**GIVEN REQUEST**: Exclude pictures. Extract exactly the lines from the one that contains "What D3.js code" down to the one that contains "245, 263, 194];", both included.

**PROVIDED MATERIAL**:
++++++
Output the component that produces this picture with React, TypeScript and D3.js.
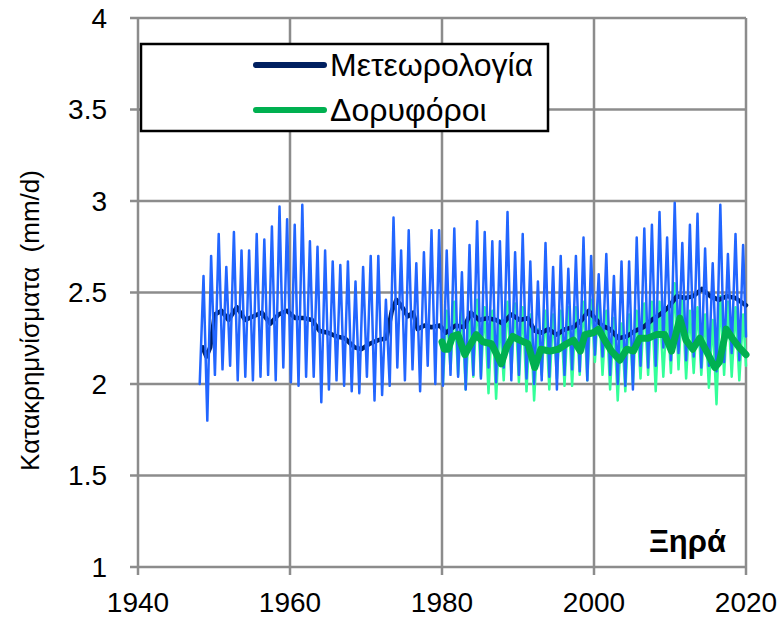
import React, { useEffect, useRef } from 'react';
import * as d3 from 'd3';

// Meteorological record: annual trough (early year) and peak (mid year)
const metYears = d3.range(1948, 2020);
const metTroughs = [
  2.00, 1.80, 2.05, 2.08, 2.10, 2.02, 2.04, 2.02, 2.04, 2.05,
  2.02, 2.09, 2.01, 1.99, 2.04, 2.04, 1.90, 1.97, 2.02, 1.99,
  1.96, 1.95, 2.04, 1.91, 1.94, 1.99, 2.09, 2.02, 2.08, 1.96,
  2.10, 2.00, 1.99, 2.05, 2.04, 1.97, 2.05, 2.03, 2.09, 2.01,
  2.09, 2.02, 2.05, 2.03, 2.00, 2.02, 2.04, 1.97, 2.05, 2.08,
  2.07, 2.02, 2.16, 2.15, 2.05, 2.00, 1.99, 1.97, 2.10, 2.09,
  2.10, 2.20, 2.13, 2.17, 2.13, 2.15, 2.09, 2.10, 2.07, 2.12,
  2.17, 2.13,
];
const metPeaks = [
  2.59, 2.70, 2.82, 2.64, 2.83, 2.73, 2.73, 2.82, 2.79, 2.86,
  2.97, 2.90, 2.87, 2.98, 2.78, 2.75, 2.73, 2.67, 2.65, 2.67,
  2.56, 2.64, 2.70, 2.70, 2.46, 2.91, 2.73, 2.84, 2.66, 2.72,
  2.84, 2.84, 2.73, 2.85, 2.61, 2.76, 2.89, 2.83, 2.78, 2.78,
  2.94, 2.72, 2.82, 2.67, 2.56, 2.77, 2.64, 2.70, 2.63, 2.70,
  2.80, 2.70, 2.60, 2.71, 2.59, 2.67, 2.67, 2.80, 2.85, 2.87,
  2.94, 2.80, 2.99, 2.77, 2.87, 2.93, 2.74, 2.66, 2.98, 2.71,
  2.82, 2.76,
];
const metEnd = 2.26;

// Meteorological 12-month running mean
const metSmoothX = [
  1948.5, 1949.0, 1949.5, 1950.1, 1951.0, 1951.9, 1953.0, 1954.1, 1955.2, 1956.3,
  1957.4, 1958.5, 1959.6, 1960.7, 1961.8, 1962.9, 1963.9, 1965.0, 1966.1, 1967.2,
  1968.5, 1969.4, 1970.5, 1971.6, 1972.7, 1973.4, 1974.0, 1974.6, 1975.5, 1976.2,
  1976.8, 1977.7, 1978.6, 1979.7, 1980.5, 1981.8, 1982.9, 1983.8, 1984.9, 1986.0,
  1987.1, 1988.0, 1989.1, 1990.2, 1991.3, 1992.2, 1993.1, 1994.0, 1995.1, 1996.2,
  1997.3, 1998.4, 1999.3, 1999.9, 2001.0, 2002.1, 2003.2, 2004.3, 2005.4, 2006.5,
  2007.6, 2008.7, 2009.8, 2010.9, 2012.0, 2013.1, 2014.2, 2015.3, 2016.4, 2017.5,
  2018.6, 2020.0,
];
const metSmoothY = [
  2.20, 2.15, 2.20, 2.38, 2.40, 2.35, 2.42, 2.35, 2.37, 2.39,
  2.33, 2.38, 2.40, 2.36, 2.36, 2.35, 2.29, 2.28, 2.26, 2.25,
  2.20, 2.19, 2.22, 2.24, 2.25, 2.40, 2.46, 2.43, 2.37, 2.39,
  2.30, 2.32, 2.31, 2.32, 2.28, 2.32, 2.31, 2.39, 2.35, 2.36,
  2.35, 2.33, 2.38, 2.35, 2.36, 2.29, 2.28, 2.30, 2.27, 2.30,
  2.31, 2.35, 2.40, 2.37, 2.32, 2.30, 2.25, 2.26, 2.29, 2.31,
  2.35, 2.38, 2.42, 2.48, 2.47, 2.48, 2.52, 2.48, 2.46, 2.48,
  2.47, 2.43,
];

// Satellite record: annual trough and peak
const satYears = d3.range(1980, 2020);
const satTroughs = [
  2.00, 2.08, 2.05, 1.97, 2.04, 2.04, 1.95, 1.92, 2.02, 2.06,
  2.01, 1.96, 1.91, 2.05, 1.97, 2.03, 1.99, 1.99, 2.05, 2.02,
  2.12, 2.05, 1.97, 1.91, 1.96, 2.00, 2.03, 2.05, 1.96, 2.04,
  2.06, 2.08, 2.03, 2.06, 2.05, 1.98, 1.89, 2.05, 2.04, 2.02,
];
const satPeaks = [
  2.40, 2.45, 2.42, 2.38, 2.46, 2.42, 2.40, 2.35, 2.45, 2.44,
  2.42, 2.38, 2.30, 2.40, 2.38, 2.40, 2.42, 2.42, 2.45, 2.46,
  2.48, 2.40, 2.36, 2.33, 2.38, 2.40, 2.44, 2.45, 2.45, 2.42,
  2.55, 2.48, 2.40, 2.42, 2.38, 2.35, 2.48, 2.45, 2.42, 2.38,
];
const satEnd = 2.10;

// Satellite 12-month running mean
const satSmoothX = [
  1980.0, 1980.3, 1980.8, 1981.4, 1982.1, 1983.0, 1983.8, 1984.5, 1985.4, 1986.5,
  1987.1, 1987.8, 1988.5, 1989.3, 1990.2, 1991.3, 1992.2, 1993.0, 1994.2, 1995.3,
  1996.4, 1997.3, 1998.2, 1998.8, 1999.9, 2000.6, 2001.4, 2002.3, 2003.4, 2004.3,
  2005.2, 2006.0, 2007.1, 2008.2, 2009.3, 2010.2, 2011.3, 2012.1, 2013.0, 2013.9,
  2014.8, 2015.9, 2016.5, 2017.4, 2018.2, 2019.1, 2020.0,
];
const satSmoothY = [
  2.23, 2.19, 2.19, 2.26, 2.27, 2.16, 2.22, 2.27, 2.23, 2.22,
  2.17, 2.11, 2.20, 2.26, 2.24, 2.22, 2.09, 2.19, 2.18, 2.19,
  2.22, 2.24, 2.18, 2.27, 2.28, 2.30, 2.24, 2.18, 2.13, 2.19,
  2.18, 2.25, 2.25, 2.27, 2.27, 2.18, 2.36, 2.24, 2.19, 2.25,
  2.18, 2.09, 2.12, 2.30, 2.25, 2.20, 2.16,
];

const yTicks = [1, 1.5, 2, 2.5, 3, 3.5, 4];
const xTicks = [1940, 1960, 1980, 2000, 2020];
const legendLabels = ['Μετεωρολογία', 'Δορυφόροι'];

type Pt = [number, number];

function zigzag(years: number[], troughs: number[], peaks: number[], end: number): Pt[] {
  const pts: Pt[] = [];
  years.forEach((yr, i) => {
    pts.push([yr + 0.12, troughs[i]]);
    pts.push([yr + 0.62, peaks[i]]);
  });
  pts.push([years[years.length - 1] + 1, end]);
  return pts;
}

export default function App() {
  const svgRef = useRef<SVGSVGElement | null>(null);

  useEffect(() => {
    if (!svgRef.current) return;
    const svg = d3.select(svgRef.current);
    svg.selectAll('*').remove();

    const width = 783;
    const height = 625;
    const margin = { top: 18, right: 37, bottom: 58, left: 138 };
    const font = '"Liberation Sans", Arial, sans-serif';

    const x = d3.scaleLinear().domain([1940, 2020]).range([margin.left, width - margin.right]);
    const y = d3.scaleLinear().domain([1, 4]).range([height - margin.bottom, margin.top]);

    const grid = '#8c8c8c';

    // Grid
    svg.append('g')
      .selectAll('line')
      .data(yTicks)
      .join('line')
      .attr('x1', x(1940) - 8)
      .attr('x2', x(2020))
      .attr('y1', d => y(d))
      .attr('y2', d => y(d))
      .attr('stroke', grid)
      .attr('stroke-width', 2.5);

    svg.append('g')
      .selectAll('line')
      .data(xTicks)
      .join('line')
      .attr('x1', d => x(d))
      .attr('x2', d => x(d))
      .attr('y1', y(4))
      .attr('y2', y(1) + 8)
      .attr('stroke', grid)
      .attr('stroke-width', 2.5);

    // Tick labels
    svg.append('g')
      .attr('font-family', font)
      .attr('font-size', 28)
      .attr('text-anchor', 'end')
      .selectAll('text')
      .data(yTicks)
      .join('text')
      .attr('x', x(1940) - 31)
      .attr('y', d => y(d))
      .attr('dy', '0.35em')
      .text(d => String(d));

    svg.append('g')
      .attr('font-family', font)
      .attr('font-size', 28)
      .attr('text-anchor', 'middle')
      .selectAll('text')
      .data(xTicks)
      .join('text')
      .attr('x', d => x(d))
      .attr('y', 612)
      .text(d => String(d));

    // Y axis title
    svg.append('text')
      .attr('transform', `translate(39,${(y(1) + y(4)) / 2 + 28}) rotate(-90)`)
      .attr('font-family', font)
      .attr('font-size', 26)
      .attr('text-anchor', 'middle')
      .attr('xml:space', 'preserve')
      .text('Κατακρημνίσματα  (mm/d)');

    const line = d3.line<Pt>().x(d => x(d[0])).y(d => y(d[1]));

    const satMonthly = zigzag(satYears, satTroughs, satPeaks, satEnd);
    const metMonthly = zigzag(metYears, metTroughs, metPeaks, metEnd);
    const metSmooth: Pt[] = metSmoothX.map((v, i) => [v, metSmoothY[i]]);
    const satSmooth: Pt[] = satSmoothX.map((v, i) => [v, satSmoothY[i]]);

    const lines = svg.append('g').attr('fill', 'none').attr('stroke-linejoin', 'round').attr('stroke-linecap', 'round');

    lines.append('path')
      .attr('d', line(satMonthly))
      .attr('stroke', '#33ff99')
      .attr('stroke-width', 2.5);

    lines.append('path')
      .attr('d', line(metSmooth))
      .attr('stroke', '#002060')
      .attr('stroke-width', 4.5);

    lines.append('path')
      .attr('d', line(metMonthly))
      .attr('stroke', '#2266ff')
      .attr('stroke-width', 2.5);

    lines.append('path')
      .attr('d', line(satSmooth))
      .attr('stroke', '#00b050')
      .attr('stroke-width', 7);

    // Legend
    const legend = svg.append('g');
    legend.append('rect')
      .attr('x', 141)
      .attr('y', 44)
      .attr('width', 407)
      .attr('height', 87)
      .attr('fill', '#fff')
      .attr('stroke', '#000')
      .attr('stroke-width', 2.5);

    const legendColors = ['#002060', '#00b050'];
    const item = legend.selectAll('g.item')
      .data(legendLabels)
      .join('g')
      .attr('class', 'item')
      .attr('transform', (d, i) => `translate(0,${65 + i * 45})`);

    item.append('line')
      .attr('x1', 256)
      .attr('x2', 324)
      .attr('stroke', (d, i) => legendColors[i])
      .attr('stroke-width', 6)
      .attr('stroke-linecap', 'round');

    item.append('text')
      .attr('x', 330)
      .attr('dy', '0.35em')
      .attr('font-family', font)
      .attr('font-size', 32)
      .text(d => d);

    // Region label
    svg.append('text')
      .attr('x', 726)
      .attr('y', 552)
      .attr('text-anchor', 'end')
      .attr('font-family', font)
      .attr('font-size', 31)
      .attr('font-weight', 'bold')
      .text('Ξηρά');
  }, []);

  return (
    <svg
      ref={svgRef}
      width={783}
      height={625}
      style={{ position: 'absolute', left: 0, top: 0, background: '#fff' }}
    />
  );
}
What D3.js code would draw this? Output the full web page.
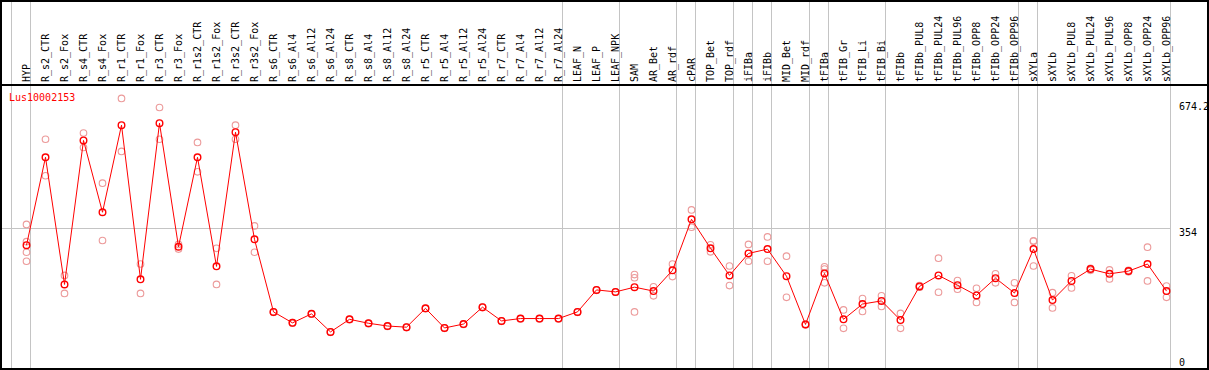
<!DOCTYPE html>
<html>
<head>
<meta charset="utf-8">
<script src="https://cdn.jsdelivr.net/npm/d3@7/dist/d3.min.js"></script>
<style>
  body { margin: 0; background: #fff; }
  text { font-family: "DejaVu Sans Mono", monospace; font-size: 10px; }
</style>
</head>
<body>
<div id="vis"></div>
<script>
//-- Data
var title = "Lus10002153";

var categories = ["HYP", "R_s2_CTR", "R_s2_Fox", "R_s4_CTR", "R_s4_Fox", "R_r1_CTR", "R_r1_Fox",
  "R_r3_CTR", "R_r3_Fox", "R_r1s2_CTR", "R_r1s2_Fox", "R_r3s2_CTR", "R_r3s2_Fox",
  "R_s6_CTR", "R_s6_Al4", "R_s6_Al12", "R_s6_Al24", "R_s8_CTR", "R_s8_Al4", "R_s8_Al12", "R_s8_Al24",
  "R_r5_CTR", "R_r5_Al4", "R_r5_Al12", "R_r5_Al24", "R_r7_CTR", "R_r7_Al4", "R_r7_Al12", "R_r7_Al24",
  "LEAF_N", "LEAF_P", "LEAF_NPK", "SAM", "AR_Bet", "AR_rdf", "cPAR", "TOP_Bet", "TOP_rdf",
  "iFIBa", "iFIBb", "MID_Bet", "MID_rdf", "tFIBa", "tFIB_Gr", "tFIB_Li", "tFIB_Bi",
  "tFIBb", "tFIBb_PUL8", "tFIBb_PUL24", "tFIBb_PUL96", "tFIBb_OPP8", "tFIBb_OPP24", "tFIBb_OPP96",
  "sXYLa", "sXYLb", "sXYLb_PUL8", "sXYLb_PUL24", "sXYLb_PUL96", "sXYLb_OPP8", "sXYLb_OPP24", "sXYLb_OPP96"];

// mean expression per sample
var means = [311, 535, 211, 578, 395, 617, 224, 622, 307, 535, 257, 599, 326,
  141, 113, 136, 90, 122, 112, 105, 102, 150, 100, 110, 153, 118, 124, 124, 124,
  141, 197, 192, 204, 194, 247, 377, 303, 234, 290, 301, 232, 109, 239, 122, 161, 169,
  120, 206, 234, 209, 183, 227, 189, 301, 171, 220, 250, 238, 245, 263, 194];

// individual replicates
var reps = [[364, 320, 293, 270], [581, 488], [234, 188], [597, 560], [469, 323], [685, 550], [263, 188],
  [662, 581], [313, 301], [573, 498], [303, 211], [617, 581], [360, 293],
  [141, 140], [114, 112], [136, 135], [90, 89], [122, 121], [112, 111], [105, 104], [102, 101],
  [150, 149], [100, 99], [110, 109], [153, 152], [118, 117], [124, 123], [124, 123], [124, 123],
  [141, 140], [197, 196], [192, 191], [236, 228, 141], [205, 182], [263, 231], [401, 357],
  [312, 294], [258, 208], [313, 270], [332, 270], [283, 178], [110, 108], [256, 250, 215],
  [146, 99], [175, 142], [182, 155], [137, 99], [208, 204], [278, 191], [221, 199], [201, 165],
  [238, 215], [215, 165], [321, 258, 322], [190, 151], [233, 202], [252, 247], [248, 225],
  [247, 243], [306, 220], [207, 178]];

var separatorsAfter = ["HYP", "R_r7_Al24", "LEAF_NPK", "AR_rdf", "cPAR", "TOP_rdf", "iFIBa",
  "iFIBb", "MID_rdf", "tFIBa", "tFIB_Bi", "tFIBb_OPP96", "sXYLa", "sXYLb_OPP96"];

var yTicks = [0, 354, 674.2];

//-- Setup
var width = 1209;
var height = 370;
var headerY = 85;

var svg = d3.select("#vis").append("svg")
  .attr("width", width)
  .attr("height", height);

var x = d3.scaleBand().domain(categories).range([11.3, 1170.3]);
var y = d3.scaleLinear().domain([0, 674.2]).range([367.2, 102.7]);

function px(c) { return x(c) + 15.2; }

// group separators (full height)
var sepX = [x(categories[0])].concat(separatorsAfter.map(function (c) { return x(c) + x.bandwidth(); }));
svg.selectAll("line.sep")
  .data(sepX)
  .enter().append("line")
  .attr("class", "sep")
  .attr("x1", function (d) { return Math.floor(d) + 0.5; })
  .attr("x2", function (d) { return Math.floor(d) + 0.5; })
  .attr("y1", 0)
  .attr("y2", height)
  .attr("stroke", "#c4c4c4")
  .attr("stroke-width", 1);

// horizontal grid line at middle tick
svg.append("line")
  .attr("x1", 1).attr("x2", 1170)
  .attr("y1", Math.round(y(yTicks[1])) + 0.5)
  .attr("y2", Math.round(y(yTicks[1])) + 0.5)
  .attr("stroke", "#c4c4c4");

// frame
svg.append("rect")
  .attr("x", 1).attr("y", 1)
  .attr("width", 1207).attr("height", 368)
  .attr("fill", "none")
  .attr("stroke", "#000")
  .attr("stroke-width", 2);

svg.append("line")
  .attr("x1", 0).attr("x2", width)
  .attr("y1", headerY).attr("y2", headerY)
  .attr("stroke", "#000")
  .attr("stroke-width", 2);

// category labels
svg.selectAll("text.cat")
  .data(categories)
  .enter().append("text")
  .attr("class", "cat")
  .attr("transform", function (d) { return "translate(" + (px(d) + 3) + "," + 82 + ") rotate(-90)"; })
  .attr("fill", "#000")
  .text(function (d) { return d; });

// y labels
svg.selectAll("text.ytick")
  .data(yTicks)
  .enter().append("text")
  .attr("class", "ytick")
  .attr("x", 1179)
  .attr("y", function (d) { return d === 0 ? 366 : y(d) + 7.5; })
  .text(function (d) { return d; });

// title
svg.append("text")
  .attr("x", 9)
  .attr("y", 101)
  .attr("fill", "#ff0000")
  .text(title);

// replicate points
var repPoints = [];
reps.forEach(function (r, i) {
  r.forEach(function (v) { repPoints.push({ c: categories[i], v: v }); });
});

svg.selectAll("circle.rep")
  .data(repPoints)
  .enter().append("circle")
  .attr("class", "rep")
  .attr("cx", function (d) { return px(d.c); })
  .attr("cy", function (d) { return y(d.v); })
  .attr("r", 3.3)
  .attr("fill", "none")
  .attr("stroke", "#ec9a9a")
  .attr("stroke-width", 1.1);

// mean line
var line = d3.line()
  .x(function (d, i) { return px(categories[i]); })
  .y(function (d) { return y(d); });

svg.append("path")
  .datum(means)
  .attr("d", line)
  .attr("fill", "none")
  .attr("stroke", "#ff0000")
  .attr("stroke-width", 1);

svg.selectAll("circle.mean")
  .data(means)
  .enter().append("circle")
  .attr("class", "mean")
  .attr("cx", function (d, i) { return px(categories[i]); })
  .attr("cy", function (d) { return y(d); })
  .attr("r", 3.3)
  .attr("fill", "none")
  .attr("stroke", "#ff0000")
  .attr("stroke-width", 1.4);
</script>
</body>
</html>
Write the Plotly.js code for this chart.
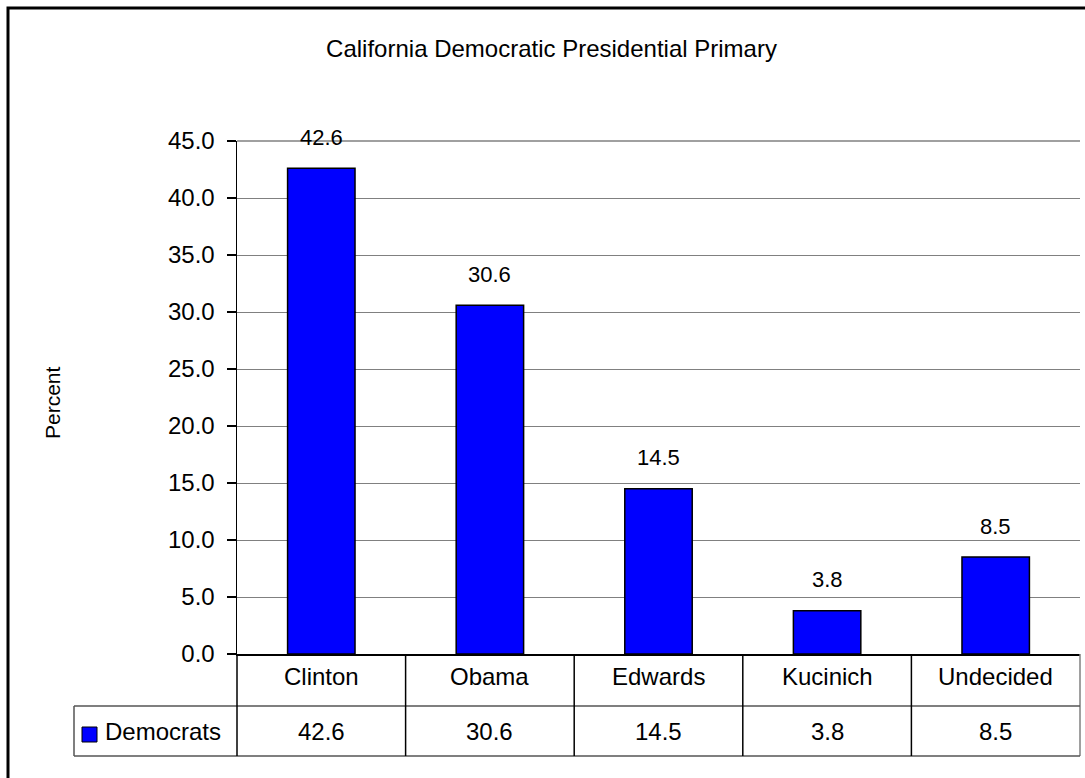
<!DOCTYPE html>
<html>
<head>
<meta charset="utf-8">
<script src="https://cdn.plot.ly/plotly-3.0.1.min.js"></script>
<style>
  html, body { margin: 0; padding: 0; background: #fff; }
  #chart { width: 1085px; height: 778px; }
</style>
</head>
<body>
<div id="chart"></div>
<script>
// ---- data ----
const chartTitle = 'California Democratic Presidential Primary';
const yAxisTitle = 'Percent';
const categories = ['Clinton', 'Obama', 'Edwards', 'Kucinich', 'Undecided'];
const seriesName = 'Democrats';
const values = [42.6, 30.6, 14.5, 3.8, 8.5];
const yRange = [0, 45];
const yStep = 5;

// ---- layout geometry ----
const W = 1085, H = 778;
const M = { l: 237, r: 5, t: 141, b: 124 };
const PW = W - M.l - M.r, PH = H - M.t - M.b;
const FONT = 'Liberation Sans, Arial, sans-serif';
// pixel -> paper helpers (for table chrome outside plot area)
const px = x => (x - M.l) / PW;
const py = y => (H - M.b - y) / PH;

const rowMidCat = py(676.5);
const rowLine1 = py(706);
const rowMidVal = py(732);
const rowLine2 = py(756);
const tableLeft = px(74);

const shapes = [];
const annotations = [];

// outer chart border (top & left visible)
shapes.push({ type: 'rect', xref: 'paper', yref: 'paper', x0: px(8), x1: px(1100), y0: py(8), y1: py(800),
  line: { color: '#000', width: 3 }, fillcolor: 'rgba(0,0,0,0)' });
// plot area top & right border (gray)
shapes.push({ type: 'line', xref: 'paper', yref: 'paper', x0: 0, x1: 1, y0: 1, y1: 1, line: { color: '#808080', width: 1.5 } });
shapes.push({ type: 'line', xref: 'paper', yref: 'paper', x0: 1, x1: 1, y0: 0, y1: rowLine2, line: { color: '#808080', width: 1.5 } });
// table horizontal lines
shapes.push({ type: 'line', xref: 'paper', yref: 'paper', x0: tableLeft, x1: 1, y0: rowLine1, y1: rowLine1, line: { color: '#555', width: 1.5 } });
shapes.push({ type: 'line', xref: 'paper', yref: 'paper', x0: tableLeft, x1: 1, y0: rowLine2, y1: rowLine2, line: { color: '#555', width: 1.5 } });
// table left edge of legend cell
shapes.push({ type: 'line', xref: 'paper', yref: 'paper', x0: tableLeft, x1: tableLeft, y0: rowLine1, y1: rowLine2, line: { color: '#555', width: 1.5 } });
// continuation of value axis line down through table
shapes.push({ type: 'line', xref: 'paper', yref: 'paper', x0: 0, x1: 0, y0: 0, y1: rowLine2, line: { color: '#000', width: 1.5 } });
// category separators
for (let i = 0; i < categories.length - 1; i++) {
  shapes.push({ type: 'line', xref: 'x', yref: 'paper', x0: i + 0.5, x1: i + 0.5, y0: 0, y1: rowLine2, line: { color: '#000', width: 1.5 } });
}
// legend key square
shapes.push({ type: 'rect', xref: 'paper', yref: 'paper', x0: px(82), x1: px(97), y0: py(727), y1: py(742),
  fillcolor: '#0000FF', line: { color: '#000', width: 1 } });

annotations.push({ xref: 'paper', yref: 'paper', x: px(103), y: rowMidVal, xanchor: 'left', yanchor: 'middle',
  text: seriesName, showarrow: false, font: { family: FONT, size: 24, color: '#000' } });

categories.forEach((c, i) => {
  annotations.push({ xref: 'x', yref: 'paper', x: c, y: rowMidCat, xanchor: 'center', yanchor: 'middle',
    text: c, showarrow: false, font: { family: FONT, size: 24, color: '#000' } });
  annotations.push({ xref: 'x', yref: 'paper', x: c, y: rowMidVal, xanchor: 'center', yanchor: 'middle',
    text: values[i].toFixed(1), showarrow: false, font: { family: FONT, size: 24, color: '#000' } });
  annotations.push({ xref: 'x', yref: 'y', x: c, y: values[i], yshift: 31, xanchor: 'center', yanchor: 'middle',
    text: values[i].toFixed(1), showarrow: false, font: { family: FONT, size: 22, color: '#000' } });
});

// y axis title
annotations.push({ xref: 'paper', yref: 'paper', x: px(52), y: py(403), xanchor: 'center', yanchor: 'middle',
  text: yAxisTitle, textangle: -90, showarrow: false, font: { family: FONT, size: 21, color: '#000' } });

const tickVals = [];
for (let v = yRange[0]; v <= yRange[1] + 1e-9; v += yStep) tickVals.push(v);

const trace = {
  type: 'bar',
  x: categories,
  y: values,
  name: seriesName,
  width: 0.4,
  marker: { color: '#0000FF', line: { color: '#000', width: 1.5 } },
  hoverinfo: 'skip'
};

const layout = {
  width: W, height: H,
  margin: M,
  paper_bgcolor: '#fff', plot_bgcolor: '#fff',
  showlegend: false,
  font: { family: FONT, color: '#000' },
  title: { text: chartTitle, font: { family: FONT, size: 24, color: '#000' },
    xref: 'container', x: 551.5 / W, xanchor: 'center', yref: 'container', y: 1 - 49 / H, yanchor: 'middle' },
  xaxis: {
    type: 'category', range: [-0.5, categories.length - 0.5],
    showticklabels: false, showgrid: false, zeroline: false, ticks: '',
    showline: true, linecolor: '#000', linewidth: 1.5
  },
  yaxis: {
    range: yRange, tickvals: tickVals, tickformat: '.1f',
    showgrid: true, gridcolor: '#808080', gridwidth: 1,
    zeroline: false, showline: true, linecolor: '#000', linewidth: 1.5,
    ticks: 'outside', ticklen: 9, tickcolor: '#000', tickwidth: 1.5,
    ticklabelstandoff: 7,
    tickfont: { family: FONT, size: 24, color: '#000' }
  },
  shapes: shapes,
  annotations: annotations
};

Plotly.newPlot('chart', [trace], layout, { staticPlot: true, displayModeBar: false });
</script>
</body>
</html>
++++++
**ANSWER TO THE TASK**:
What D3.js code would draw this? Output the full web page.
<!DOCTYPE html>
<html>
<head>
<meta charset="utf-8">
<script src="https://cdn.jsdelivr.net/npm/d3@7/dist/d3.min.js"></script>
<style>
  body { margin: 0; background: #fff; }
  text { font-family: "DejaVu Sans Mono", monospace; font-size: 10px; }
</style>
</head>
<body>
<div id="vis"></div>
<script>
//-- Data
var title = "Lus10002153";

var categories = ["HYP", "R_s2_CTR", "R_s2_Fox", "R_s4_CTR", "R_s4_Fox", "R_r1_CTR", "R_r1_Fox",
  "R_r3_CTR", "R_r3_Fox", "R_r1s2_CTR", "R_r1s2_Fox", "R_r3s2_CTR", "R_r3s2_Fox",
  "R_s6_CTR", "R_s6_Al4", "R_s6_Al12", "R_s6_Al24", "R_s8_CTR", "R_s8_Al4", "R_s8_Al12", "R_s8_Al24",
  "R_r5_CTR", "R_r5_Al4", "R_r5_Al12", "R_r5_Al24", "R_r7_CTR", "R_r7_Al4", "R_r7_Al12", "R_r7_Al24",
  "LEAF_N", "LEAF_P", "LEAF_NPK", "SAM", "AR_Bet", "AR_rdf", "cPAR", "TOP_Bet", "TOP_rdf",
  "iFIBa", "iFIBb", "MID_Bet", "MID_rdf", "tFIBa", "tFIB_Gr", "tFIB_Li", "tFIB_Bi",
  "tFIBb", "tFIBb_PUL8", "tFIBb_PUL24", "tFIBb_PUL96", "tFIBb_OPP8", "tFIBb_OPP24", "tFIBb_OPP96",
  "sXYLa", "sXYLb", "sXYLb_PUL8", "sXYLb_PUL24", "sXYLb_PUL96", "sXYLb_OPP8", "sXYLb_OPP24", "sXYLb_OPP96"];

// mean expression per sample
var means = [311, 535, 211, 578, 395, 617, 224, 622, 307, 535, 257, 599, 326,
  141, 113, 136, 90, 122, 112, 105, 102, 150, 100, 110, 153, 118, 124, 124, 124,
  141, 197, 192, 204, 194, 247, 377, 303, 234, 290, 301, 232, 109, 239, 122, 161, 169,
  120, 206, 234, 209, 183, 227, 189, 301, 171, 220, 250, 238, 245, 263, 194];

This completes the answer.